Читаем К игровому театру. Лирический трактат полностью

Что уж говорить о символистах — этим и карты в руки. Александр Блок: "Каждый год моей сознательной жизни резко окрашен для меня своей особенной краской".

На закуску — наш современник: "Тут Билли впервые отключился от времени. Его сознание величественно проплыло по всей дуге его жизни в смерть, где струился фиолетовый свет. Там не было никого и ничего. Только фиолетовый свет — и гул.

А потом Билли снова вернулся назад, пока не дошел до утробной жизни, где был алый свет и плеск" (Курт Воннегут. Бойня № 5).

Режиссеры, не пренебрегайте цветом и не оставляйте его в своих спектаклях на произвол судьбы.

2. Школьные проказы: залезть в чужой огород. Серия первая — "В огороде у художников"

Если цвет понимать более широко, более обобщенно и комплексно, проще говоря — как живопись, то режиссура интересовалась ею очень давно, с самого начала своего существования в качестве самостоятельного искусства. Еще у мейнингенцев Кронек штудировал и цитировал в виде мизансцен прославленные картины популярных живописцев. Поэтому ничего удивительного не было и в том, что стоило лишь обучению режиссеров обрести статус суверенной педагогической дисциплины, как новоиспеченные профессора точно так же ухватились за бедное изобразительное искусство. На уроках режиссуры изучались, анализировались и превращались в материал для студенческого творчества полотна великих и не очень великих художников. По этому поводу говорилось много красивых и умных слов, но практически все сводилось к бытовой иллюстрации: что происходило до момента, зафиксированного на картине, или после этого момента.

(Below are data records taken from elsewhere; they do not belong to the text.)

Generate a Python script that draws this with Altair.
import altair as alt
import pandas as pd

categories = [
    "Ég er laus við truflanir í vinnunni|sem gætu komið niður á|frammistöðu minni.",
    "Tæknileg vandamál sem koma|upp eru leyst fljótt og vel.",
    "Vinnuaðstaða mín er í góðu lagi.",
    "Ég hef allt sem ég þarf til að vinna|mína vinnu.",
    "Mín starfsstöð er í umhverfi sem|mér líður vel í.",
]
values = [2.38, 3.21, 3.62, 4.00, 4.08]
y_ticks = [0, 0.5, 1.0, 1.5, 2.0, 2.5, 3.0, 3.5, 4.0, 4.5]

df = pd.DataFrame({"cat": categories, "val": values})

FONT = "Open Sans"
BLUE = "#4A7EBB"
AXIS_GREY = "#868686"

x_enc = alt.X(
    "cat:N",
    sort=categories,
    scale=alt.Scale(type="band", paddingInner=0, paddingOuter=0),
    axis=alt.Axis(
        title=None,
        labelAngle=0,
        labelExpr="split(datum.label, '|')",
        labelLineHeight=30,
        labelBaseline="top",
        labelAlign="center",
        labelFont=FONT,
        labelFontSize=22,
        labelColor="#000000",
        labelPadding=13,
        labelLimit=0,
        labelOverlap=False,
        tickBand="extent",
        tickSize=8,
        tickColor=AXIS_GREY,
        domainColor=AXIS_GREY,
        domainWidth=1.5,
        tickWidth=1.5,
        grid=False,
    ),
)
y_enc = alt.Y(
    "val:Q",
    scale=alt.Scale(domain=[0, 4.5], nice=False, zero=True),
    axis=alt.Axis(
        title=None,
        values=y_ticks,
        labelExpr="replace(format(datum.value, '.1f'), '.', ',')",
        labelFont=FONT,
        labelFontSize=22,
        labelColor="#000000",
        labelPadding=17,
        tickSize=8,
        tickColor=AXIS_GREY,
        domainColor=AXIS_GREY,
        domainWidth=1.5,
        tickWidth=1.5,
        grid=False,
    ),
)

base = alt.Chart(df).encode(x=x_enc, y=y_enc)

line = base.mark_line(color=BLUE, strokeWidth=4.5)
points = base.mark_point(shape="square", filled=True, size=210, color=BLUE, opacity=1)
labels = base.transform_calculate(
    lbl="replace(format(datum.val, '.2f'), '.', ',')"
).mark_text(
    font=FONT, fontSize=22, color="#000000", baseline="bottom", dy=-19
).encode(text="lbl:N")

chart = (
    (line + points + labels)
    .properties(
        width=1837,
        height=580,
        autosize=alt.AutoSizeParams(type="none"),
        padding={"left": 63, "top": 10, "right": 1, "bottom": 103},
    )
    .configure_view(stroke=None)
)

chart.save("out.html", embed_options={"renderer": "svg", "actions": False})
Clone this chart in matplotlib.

"Этюды по картинам" ввел в обращение первый официальный зав. кафедрой режиссуры ГИТИСа Василий Григорьевич Сахновский, человек высокообразованный и знавший историю изобразительного искусства почти профессионально. Другой, более поздний, завкафедрой, А. Д. Попов, будучи живописцем в буквальном смысле слова и романтическим поэтом театра в переносном, схватил эстафету и понес ее дальше. Он опоэтизировал и одухотворил работу начинающих режиссеров над картиной. Я никогда не забуду примеры блистательного раскрытия Поповым сценического смысла картин великого безумца русской живописи Федотова Павла Андреевича. А его, Попова, проникновенные разборы "Утра стрелецкой казни", "Боярыни Морозовой", "Взятия снежного городка" или "Покорения Ермаком Сибири"?! Это был фантастический фейерверк наблюдений-гипотез, наблюдений-открытий и наблюдений-выдумок, но и в этом блеске поповских догадок и озарений все равно правил бал жизненный, психологический, сугубо бытовой подход. О колорите, композиции, темпо-ритме картин говорилось отдельно, а о правдоподобном "содержании" опять-таки отдельно. Цвет, музыка красок, муки авторского творчества не включались в контекст будущего этюда, о них говорилось только попутно, как о прекрасных эстетических излишествах.

Будучи верным, внимательным и аккуратным последователем своего выдающегося учителя, я тоже, особенно в начале педагогического пути, уделял очень много внимания режиссерским этюдам на тему произведений живописи. И, подобно учителям, поговорив о "красках", быстро переходил к анализу предлагаемых обстоятельств и событий, то есть к тривиальностям упрощенно понятого сюжета. Порой меня встряхивала изнутри неясная догадка о недостаточности и неполноте такого "метода", и я начинал тосковать.

Но все равно я очень любил эти "упражнения" с картинами художников, — и как память Алексея Дмитриевича, и как возможность расширить поэтический кругозор своих студентов, и как излюбленное мое заглядывание через забор к соседям по искусству. А больше всего, вероятно, потому, что (это я понимаю теперь с предельной ясностью!) это был своеобразный уход от приевшегося стандарта "режиссер ставит главным образом пьесы". За всем этим маячило исполнение известной режиссерской мечты — поставить что-нибудь непривычное: телефонную книгу или философский трактат.

Мы, педагоги-реалисты и наши "юные-натуралисты-ученики", пекли иллюстративные сюжеты, как блины, и, если вдруг какой-то студент приносил на урок репродукцию Кандинского или Клее, хором кричали о несценичности художника.

Но искусство XX века не стояло на месте. Оно шло от подражательного копирования жизни к ее образному раскрытию. И сцена, наиболее консервативный фланг искусства, вынуждаема была двинуться туда же.